Landscaping and Orange Convertible
Learning how to manage her own finances is proving to be a tough and sometimes humiliating lesson for Teressa. A drive-by landscaper scams her out of $750 for what amounts to a couple of sorry little impatiens and a sack of mulch, and Teressa berates herself for paying him upfront. Fixing her poor credit rating is proving to be an expensive chore, too. When a financial adviser suggests that opening new lines of credit and making faithful payments will boost her low scores so she might eventually qualify for a mortgage, Teressa buys a cellphone and signs a service contract that requires a $700 deposit. Thinking regular car payments will also enhance her rating, she buys an orange convertible. She isn't sure how long the car loan is for, "but it doesn't matter, because I'm going to pay more each month."
The Dating Scene
Sometimes she is electrified by the will to move on, by the possibilities that still might exist for a 25-year-old woman. She ventures into online dating sites, and goes out a couple of times with men who can't help but ask why she's a widow so young. At first, Teressa would merely say she didn't want to talk about it so early on. But a new fierceness has taken hold lately, and she throws the truth down like a dare.

"I tell them I'm trying to change my life. I'm going to church. I help the homeless. I have a big heart. I'm doing everything the best I know how, and if you're going to judge me, then you're not the kind of person I want to be with."
Paralyzed by the Past
After a three-week trip to North Carolina to visit family over the summer, Teressa's schoolwork falters and she withdraws from college. At work, there are hints of a promotion and full-time hours, but she has to pass a security clearance, and worries that she could just as easily end up unemployed again. She buys new furniture, cuts her long hair, invites friends over for dinner.

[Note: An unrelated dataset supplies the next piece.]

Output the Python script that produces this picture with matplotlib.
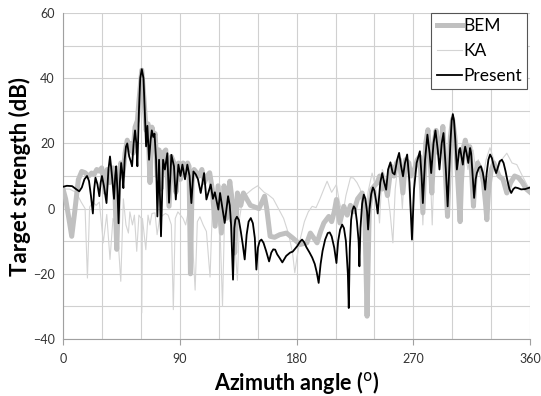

She finds herself standing every day on the spot where he fell. She knows she should move away, go far from this place, but somehow she can't bring herself, yet, to leave.

as the Washington Post put it in their subtitle to Tamara Jones' piece, from which the above is pulled: 'She Killed Her Husband, and Though Out of Jail, She's Still Not Free.'

3 comments:

Anonymous said...

Love the break down of the article. However did you look into what the children were told about that night or the abuse they endured while their mother was away from them or even worse yet the allegations of abuse made by the victim (Erin Turner Schaefer) against his own parents over the years. Now theres a REAL TRUE story! So before throwing stones people should know facts!

Anonymous said...

her whole family is a bunch of weirdos!!!!

Anonymous said...

MY BROTHER ERIN LOVED TERESSA! IT WAS A SPONTANIOUS ACT! ALL IS FORGIVEN!